Three former employees of a 7-Eleven convenience store located in Princeton, New Jersey filed a proposed class action alleging that the franchise failed to pay them minimum wage and overtime pay when they worked beyond 40 hours per week and also fired them when they complained to management. The plaintiffs seek to represent 90 potential class members of 7-11 stores, either independently owned and operated, or directly owned and controlled by the Texas-based corporation, within the same market.
Plaintiffs contend that they performed tasks such as stocking shelves, cleaning the bathroom and parking lot, serving customers and operating food preparation machines and were paid $6.00-$6.50 per hour in cash, with no overtime pay. Two workers claim that they were retaliated against for complaining to management about their compensation and the third worker was fired after an attorney representing the two other plaintiffs notified the store of the workers’ claims. Plaintiffs also claim that defendants failed to provide them with statements regarding their gross and net wages and an itemization of the deductions made from gross wages.
The case is Lopez et al. v. 7-Eleven Inc. et al., case number MER-L-418-16, and was filed in New Jersey state court, County of Mercer.
Last week, New York Attorney General Eric Schneiderman sued Domino’s Pizza Inc. and three New York franchisees for wage and hour violations. The lawsuit alleges that that from July 2008 to the present, Domino’s franchisees did not pay its delivery drivers minimum wage and failed to adequately pay overtime, due to an in-house payroll software system that undercounted hours worked by employees. Unlike many other lawsuits, this lawsuit is the first one filed by the Attorney General’s office to claim that the corporate franchisor is liable for the violations of its franchisees under a joint employer theory. It accuses the company, Domino’s Pizza LLC, of requiring its franchisees to use a computer software system that it knew was flawed and claims that it was heavily involved in individual store operations. If the state wins, it will make it harder for corporations that run franchises to avoid responsibility for the unlawful actions taken by its franchisees.

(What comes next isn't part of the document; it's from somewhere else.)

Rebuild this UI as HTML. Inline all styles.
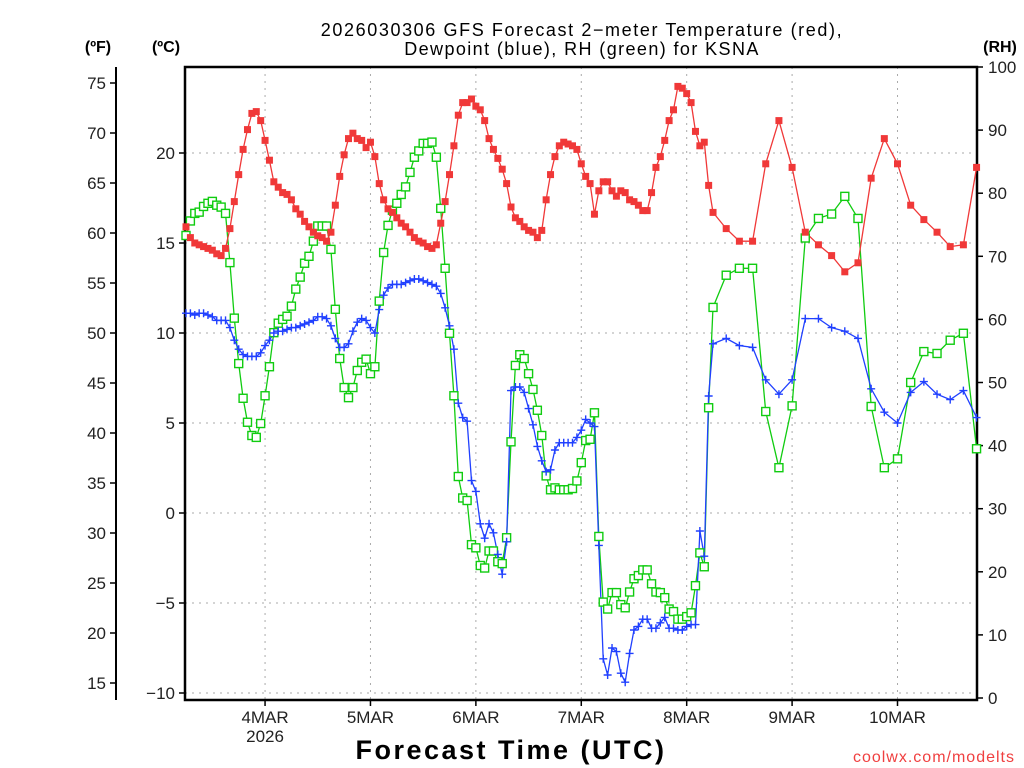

Since 2014, the New York Attorney General’s office has settled cases with many other Domino’s franchisees for wage and hour violations, including securing a $446,000 settlement for delivery workers for unpaid minimum wage and overtime, as we previously reported. And since 2011, Schneiderman has obtained more than $26 million for nearly 20,000 workers who were shorted wages.
On May 18, 2016, President Obama announced that the U.S. Department of Labor published its final rule updating overtime regulations affecting white collar, salaried workers. The new rule focuses on increasing the salary and compensation levels triggering the executive, administrative and professional workers exemption. Under the Fair Labor Standards Act, employees are required to be paid minimum wage and overtime at the rate of one-and-one-half times their regular rate of pay for every hour worked in excess of 40 hours per workweek. However, employees employed as bona fide executive, administrative and professional employees are exempt from both minimum wage and overtime pay. In order to qualify for the exemption, employees must meet certain tests regarding their job duties, and prior to this new rule, also be paid a salary of not less than $455.00 per week ($23,660 per year). For example, if an employee met the “duties” requirement to qualify for the exemption, but made more than $455.00 per week, they would not be entitled to overtime pay. This new rule, however, increases the salary threshold to $913.00 per week ($47,476 annually).
This update extends overtime protection to over 4 million workers. This means that workers will either gain new overtime protections or an employer may raise their salary to the new salary threshold in order to maintain their exempt status. The effective date of the final rule is December 1, 2016.
In 2013, former-Bloomberg L.P. employee, Shavez Jackson, commenced a class action suit against the Company for unpaid overtime pursuant to state and federal laws. Jackson worked as Global Customer Service Support Representative at a call center located in New York City. Her primary responsibilities were to answer phone calls and determine where to route the calls within the Company. In her Complaint, she alleged that her and other call center customer service employees worked before and after their scheduled eight-hour shifts and also worked from home or through their lunch period, without being paid overtime compensation for hours worked in excess of 40 in each workweek. Bloomberg originally classified these employees as exempt; however, on April 28, 2013, the Company reclassified them as non-exempt pursuant to an agreement entered into by the Company and the United States Department of Labor.
One month ago, Plaintiffs sought preliminary approval of a class settlement in which Bloomberg agreed to settle the case for $3.2 million for 519 plaintiffs. On April 5, 2016, the Court granted Plaintiffs’ motion. A final fairness hearing is scheduled for July 13, 2016.
Last year, Steven Puente filed suit against his employer, Cantor Fitzgerald, alleging that the Company failed to pay him overtime pay for hours worked in excess of 40 hours per workweek under the Fair Labor Standards Act and misclassified him and others as exempt employees. Puente worked as a Junior Voice Support Analyst, an information technology position.
Prior to the filing of the complaint, Puente submitted records to the Company documenting his unpaid overtime from 2008-2014, which totaled over $100,000. Puente alleged to have made repeated requests to be paid overtime compensation. According to the complaint, the Company advised Puente that it was prepared to pay about half of the overtime pay due to him for the period 2012-2014 and was asked to sign an Acknowledgement of Payment document, which stated that the payment “includes all compensation you believe is outstanding and due to date with respect to the time period the Company classified you as exempt from federal and state overtime laws.” Puente did not sign the agreement since it did not include all the unpaid overtime owed to him during the period of misclassification. Earlier this month, the parties agreed to settle the case for $140,000.
Under the FLSA, an employer cannot require an employee to waive his or her rights to monies due under the law based on a settlement that does not pay the full amount of the money due. If an employee signs such a release, like the agreement proposed by Cantor Fitzgerald above, that release is not enforceable and the employee is entitled to seek the balance of the monies due.